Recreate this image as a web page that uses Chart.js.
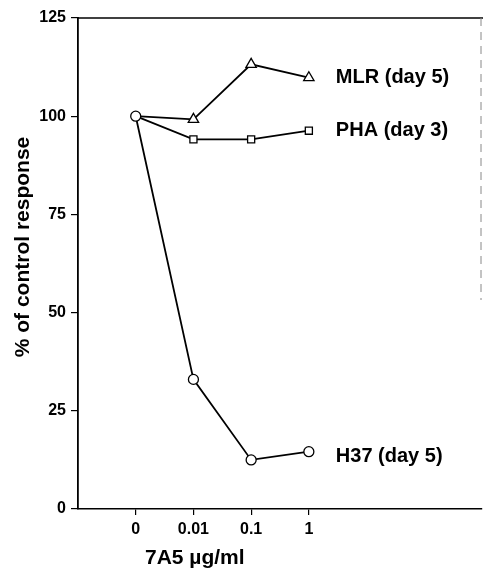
<!DOCTYPE html>
<html>
<head>
<meta charset="utf-8">
<script src="https://cdn.jsdelivr.net/npm/chart.js@4.4.0/dist/chart.umd.min.js"></script>
<style>
  html, body { margin: 0; padding: 0; background: #fff; overflow: hidden; }
  #wrap { width: 483px; height: 570px; }
  canvas { display: block; }
</style>
</head>
<body>
<div id="wrap"><canvas id="chart" width="483" height="570"></canvas></div>
<script>
// dose categories on the x axis, plotted at positions 0..3
const doses = ['0', '0.01', '0.1', '1'];
const yTicks = [0, 25, 50, 75, 100, 125];

// % of control response per dose
const h37 = [100, 33.0, 12.5, 14.6];
const mlr = [100, 99.2, 113.2, 109.8];
const pha = [100, 94.1, 94.1, 96.3];

const seriesNames = ['H37 (day 5)', 'MLR (day 5)', 'PHA (day 3)'];

const FONT = '"Liberation Sans", Arial, Helvetica, sans-serif';

function toPoints(values) {
    return values.map((v, i) => ({ x: i, y: v }));
}

// series names written next to the last point of each line
const endLabels = {
    id: 'endLabels',
    afterDatasetsDraw(chart) {
        const ctx = chart.ctx;
        ctx.save();
        ctx.font = 'bold 20px ' + FONT;
        ctx.fillStyle = '#000';
        ctx.textBaseline = 'middle';
        ctx.textAlign = 'left';
        chart.data.datasets.forEach((ds, i) => {
            const meta = chart.getDatasetMeta(i);
            const last = meta.data[meta.data.length - 1];
            const dy = ds.label.startsWith('H37') ? 5 : 0;
            ctx.fillText(ds.label, last.x + 27, last.y + dy);
        });
        ctx.restore();
    }
};

// axis titles and the frame lines of the original figure
const frame = {
    id: 'frame',
    afterDraw(chart) {
        const ctx = chart.ctx;
        const area = chart.chartArea;
        ctx.save();
        ctx.strokeStyle = '#000';
        ctx.lineWidth = 1.5;
        ctx.beginPath();
        ctx.moveTo(area.left, area.top);
        ctx.lineTo(area.right + 1, area.top);
        ctx.stroke();

        ctx.strokeStyle = '#888';
        ctx.lineWidth = 1;
        ctx.setLineDash([8, 6]);
        ctx.beginPath();
        ctx.moveTo(area.right - 1, area.top);
        ctx.lineTo(area.right - 1, 300);
        ctx.stroke();
        ctx.setLineDash([]);

        ctx.fillStyle = '#000';
        ctx.font = 'bold 21px ' + FONT;
        ctx.textBaseline = 'middle';
        ctx.textAlign = 'left';
        ctx.fillText('7A5 µg/ml', 145, 558);

        ctx.translate(23, 247);
        ctx.rotate(-Math.PI / 2);
        ctx.textAlign = 'center';
        ctx.fillText('% of control response', 0, 0);
        ctx.restore();
    }
};

const lineStyle = {
    borderColor: '#000',
    borderWidth: 1.8,
    pointBackgroundColor: '#fff',
    pointBorderColor: '#000',
    pointBorderWidth: 1.3,
    tension: 0,
    fill: false
};

new Chart(document.getElementById('chart'), {
    type: 'line',
    data: {
        datasets: [
            Object.assign({}, lineStyle, {
                label: seriesNames[0],
                data: toPoints(h37),
                pointStyle: 'circle',
                pointRadius: 5
            }),
            Object.assign({}, lineStyle, {
                label: seriesNames[1],
                data: toPoints(mlr),
                pointStyle: 'triangle',
                pointRadius: [0, 6, 6, 6]
            }),
            Object.assign({}, lineStyle, {
                label: seriesNames[2],
                data: toPoints(pha),
                pointStyle: 'rect',
                pointRadius: [0, 5, 5, 5]
            })
        ]
    },
    options: {
        responsive: false,
        animation: false,
        events: [],
        layout: { autoPadding: false, padding: { top: 18, right: 1, left: 0, bottom: 0 } },
        plugins: {
            legend: { display: false },
            tooltip: { enabled: false }
        },
        scales: {
            x: {
                type: 'linear',
                min: -1,
                max: 6,
                afterBuildTicks: (scale) => {
                    scale.ticks = doses.map((d, i) => ({ value: i }));
                },
                afterFit: (scale) => {
                    scale.height = 61;
                    scale.paddingLeft = 0;
                    scale.paddingRight = 0;
                },
                grid: { drawOnChartArea: false, drawTicks: true, tickLength: 6, color: '#000', lineWidth: 1.2 },
                border: { display: true, color: '#000', width: 1.6 },
                ticks: {
                    color: '#000',
                    padding: 5,
                    maxRotation: 0,
                    font: { family: FONT, size: 16, weight: 'bold' },
                    callback: (v) => doses[v]
                }
            },
            y: {
                type: 'linear',
                min: 0,
                max: 125,
                afterBuildTicks: (scale) => {
                    scale.ticks = yTicks.map(v => ({ value: v }));
                },
                afterFit: (scale) => { scale.width = 78; },
                grid: { drawOnChartArea: false, drawTicks: true, tickLength: 7, color: '#000', lineWidth: 1.2 },
                border: { display: true, color: '#000', width: 1.8 },
                ticks: {
                    color: '#000',
                    padding: 5,
                    font: { family: FONT, size: 16, weight: 'bold' }
                }
            }
        }
    },
    plugins: [endLabels, frame]
});
</script>
</body>
</html>
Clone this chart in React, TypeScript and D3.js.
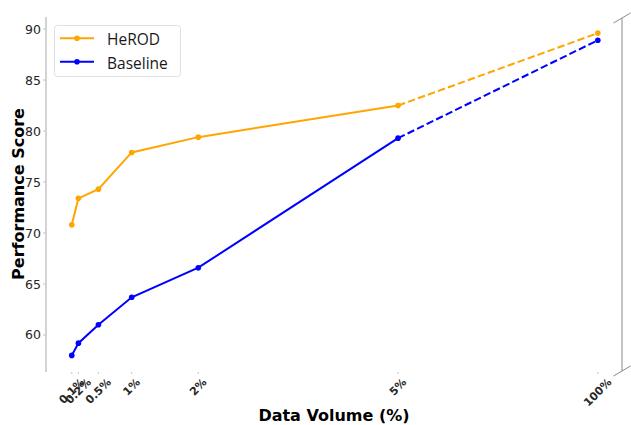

WHAT YOU WILL DO: List the lines that contain the word "this".

WRITTEN SOLUTION:
Recreate this image as a web page that uses Chart.js.
Clone this chart in React, TypeScript and D3.js.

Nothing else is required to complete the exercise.